◆ Instruction ◆
Leave out all pictures and give back precisely the lines from the line with "Write a Python" to the line with "arenoso_obs = [0.2, 12.1, 3.6, 18.4, 20.9]", including those two lines.

◆ Data shown ◆
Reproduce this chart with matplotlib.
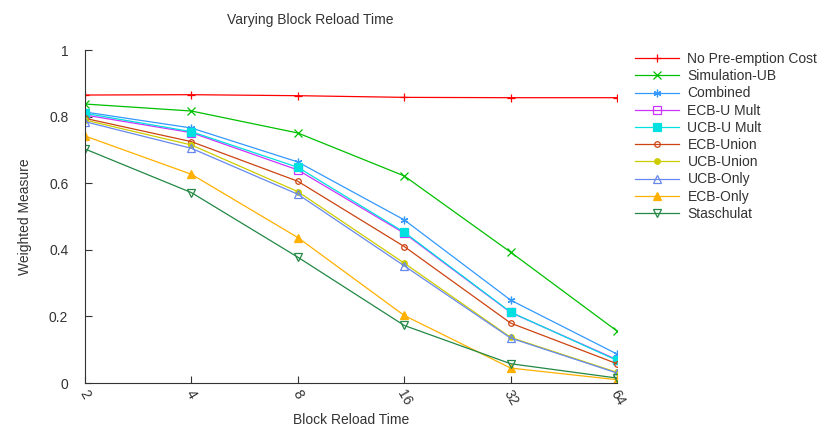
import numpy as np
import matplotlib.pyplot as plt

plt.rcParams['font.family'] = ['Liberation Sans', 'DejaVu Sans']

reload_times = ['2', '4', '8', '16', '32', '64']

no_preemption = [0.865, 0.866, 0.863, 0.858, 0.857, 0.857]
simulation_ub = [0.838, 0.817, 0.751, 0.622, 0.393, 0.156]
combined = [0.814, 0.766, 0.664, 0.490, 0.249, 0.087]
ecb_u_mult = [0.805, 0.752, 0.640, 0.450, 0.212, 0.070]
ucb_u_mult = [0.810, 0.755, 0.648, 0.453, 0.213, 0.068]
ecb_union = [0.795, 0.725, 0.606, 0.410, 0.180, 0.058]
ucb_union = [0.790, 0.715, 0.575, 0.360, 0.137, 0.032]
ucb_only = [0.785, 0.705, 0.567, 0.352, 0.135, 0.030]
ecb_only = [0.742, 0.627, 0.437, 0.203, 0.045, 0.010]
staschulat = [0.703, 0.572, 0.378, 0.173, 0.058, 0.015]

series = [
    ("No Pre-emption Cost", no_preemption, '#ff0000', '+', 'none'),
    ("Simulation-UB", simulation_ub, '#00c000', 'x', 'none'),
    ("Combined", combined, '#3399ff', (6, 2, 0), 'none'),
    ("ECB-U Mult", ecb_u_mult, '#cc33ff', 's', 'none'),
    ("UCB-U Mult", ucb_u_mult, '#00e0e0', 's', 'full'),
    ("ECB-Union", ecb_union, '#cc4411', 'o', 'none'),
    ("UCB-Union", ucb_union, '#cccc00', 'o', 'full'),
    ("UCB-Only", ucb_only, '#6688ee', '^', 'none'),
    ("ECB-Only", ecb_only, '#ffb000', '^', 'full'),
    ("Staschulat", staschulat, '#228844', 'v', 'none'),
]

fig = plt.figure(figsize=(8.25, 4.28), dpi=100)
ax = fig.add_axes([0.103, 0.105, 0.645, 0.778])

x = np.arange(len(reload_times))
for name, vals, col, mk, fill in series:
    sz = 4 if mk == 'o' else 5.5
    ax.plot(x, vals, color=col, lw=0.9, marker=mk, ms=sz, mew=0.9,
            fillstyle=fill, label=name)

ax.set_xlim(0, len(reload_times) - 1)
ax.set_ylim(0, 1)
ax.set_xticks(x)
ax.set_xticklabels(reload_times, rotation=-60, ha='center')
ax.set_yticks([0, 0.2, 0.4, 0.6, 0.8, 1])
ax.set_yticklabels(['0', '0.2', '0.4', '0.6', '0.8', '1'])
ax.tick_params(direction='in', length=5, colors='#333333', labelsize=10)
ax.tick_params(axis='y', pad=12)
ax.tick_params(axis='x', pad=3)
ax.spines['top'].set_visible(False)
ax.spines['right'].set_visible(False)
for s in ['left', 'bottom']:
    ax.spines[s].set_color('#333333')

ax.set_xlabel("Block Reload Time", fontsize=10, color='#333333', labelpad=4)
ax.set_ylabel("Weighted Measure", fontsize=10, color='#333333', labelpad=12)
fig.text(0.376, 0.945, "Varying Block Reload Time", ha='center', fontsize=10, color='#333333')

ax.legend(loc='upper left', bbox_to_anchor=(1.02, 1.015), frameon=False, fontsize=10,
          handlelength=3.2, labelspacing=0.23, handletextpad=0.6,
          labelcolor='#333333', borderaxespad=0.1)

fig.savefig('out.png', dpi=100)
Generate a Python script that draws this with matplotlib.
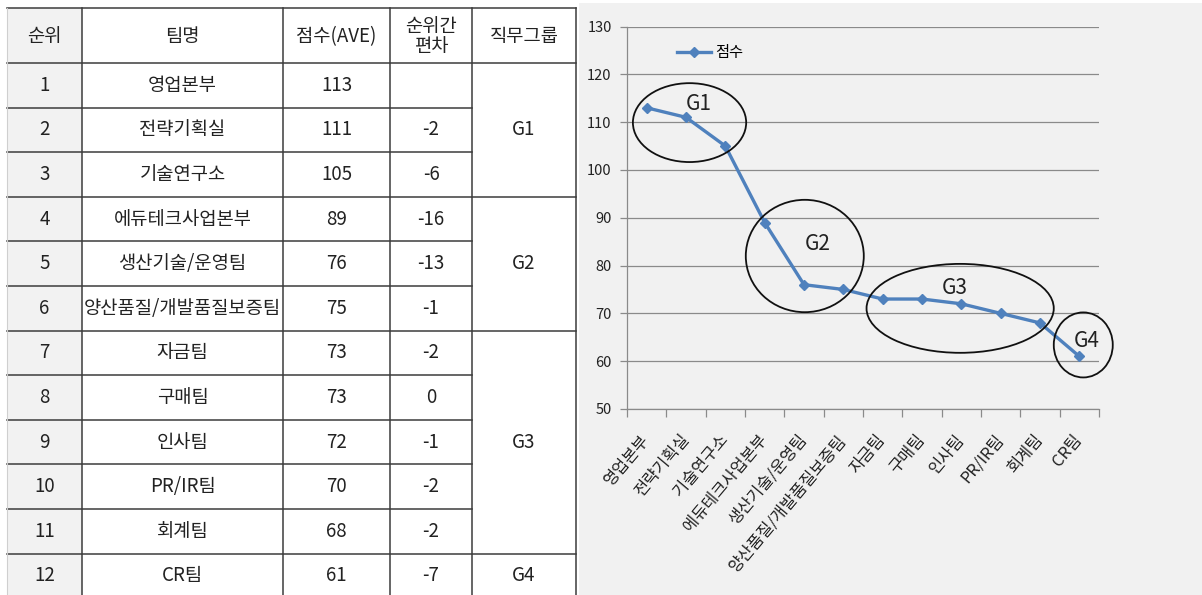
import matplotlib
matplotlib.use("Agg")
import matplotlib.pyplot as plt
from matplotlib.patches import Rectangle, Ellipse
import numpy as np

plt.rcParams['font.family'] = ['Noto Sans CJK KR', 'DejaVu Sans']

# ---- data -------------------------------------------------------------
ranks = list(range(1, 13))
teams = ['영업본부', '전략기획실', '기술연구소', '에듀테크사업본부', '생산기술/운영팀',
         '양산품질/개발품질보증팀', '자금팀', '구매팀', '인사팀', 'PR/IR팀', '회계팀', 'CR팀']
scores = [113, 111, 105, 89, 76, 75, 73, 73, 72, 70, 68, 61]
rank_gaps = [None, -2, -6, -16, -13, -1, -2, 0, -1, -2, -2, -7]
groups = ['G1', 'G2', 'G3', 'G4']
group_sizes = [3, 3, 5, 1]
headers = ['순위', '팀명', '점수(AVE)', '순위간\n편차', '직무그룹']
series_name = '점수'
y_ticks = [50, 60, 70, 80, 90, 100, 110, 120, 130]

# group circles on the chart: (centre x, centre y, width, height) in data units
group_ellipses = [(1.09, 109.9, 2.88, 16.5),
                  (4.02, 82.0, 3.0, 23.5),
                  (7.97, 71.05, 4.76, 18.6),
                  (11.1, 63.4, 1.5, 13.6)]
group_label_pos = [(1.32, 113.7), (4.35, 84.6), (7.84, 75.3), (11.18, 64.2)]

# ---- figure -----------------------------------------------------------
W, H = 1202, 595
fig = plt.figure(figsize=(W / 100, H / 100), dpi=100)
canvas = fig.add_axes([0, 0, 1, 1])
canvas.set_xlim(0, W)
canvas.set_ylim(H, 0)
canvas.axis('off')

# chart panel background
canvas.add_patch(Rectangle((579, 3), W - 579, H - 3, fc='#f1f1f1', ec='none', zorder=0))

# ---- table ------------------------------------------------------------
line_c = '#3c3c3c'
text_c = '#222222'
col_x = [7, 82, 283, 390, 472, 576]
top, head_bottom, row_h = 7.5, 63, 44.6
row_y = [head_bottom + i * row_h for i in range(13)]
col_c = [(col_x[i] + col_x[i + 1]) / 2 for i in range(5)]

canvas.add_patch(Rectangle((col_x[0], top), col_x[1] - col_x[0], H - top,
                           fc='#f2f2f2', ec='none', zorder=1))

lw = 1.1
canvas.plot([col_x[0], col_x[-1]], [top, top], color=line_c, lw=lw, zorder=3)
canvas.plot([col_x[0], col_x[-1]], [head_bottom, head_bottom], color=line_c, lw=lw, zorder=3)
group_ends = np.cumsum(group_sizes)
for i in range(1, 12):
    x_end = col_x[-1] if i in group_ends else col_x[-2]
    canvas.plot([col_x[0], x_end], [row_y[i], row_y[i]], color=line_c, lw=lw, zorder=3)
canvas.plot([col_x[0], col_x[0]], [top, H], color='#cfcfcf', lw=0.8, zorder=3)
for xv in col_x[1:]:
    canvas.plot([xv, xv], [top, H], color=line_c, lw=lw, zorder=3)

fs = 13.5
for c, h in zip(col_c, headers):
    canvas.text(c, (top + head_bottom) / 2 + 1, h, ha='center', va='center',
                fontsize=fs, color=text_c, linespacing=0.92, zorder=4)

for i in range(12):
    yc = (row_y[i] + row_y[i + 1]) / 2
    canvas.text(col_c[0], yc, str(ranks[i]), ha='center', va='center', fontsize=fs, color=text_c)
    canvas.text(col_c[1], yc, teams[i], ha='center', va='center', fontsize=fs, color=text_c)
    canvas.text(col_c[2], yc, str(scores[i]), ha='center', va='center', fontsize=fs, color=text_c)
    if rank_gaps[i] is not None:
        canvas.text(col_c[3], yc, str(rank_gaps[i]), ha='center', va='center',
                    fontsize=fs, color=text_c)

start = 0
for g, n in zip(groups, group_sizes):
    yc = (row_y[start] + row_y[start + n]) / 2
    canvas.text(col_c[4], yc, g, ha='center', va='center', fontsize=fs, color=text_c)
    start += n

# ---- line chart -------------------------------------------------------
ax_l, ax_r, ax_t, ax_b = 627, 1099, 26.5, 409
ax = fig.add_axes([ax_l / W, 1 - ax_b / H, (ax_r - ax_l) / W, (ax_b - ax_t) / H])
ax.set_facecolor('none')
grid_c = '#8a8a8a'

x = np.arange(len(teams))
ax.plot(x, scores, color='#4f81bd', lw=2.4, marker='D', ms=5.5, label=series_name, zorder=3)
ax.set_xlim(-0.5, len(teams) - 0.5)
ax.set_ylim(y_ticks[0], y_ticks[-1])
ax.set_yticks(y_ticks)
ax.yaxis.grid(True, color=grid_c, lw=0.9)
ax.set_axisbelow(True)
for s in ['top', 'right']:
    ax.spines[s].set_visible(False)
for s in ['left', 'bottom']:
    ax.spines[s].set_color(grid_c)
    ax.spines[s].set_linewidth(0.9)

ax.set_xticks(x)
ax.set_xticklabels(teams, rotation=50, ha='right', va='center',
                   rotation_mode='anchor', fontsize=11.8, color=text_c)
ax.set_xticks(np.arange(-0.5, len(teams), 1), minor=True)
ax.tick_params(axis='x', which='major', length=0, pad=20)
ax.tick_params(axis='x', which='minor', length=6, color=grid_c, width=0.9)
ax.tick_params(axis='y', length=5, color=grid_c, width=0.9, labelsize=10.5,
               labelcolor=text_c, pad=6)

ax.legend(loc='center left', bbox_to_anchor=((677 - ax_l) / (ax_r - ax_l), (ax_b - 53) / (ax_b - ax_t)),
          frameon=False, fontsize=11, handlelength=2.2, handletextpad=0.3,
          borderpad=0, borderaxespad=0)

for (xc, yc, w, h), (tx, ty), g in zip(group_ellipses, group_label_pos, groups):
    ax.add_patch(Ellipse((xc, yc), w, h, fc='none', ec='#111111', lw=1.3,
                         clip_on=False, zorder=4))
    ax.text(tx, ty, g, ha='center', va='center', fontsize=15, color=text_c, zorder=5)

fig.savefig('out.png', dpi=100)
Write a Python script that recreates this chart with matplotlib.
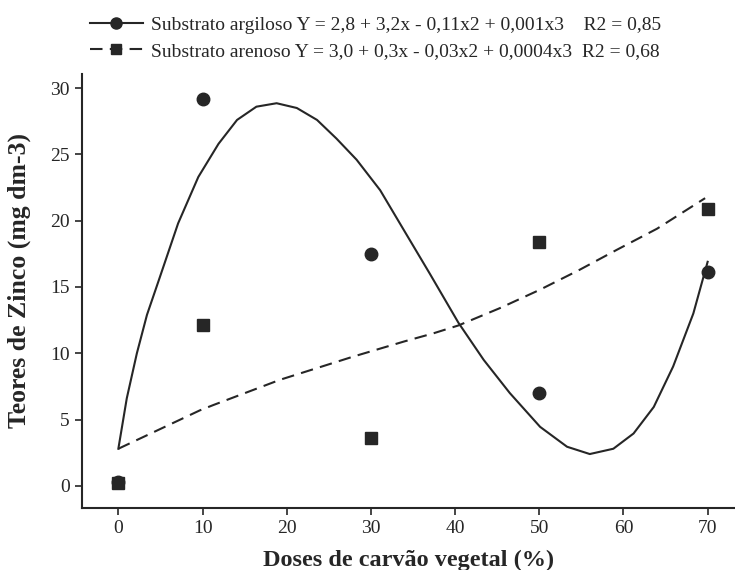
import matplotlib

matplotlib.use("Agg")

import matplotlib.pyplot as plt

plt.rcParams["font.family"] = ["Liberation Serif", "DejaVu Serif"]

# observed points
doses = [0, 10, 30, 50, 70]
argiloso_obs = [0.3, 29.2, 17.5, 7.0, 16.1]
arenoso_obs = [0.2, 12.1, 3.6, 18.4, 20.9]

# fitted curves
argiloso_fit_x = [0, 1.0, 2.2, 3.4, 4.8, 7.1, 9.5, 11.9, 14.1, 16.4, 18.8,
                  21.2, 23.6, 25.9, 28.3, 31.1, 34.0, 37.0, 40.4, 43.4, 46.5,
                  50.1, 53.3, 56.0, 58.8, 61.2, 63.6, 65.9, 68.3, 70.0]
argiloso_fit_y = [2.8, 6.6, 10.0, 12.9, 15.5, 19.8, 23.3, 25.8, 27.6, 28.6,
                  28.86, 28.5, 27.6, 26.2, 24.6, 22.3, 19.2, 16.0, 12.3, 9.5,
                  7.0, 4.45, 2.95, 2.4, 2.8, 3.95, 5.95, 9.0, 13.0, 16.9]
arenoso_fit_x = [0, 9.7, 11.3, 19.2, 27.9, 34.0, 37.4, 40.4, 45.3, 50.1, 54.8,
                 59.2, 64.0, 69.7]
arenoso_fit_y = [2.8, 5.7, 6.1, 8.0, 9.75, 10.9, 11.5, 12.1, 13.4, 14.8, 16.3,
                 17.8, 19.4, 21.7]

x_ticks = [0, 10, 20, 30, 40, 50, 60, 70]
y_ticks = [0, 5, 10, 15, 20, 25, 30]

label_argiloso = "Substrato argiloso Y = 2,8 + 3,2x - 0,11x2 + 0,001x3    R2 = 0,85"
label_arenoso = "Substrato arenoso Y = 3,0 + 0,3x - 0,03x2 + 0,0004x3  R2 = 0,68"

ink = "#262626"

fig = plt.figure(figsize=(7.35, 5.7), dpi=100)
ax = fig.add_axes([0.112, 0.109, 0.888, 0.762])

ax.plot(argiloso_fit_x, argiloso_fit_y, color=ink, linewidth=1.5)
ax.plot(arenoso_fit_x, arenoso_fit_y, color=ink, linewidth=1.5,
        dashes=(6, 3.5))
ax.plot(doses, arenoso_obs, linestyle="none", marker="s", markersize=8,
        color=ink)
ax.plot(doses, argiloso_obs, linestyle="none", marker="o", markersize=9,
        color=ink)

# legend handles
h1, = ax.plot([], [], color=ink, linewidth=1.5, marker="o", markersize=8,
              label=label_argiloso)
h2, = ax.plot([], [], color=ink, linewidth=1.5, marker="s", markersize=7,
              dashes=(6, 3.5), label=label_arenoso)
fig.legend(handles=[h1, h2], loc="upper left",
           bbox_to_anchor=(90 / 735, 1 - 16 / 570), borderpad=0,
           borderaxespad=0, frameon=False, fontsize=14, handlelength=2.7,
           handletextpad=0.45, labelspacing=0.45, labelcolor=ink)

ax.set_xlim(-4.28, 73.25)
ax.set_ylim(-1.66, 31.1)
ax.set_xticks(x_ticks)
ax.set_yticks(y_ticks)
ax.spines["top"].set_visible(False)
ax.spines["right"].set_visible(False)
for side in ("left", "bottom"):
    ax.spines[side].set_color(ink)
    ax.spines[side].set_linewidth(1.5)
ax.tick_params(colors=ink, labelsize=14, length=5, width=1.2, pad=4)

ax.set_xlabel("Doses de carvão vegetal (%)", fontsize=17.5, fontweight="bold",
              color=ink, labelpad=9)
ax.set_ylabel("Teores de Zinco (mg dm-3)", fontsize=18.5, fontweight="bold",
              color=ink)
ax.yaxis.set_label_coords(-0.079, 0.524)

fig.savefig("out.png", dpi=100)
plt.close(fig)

◆ Exercise response ◆
Write a Python script that recreates this chart with matplotlib.
import matplotlib

matplotlib.use("Agg")

import matplotlib.pyplot as plt

plt.rcParams["font.family"] = ["Liberation Serif", "DejaVu Serif"]

# observed points
doses = [0, 10, 30, 50, 70]
argiloso_obs = [0.3, 29.2, 17.5, 7.0, 16.1]
arenoso_obs = [0.2, 12.1, 3.6, 18.4, 20.9]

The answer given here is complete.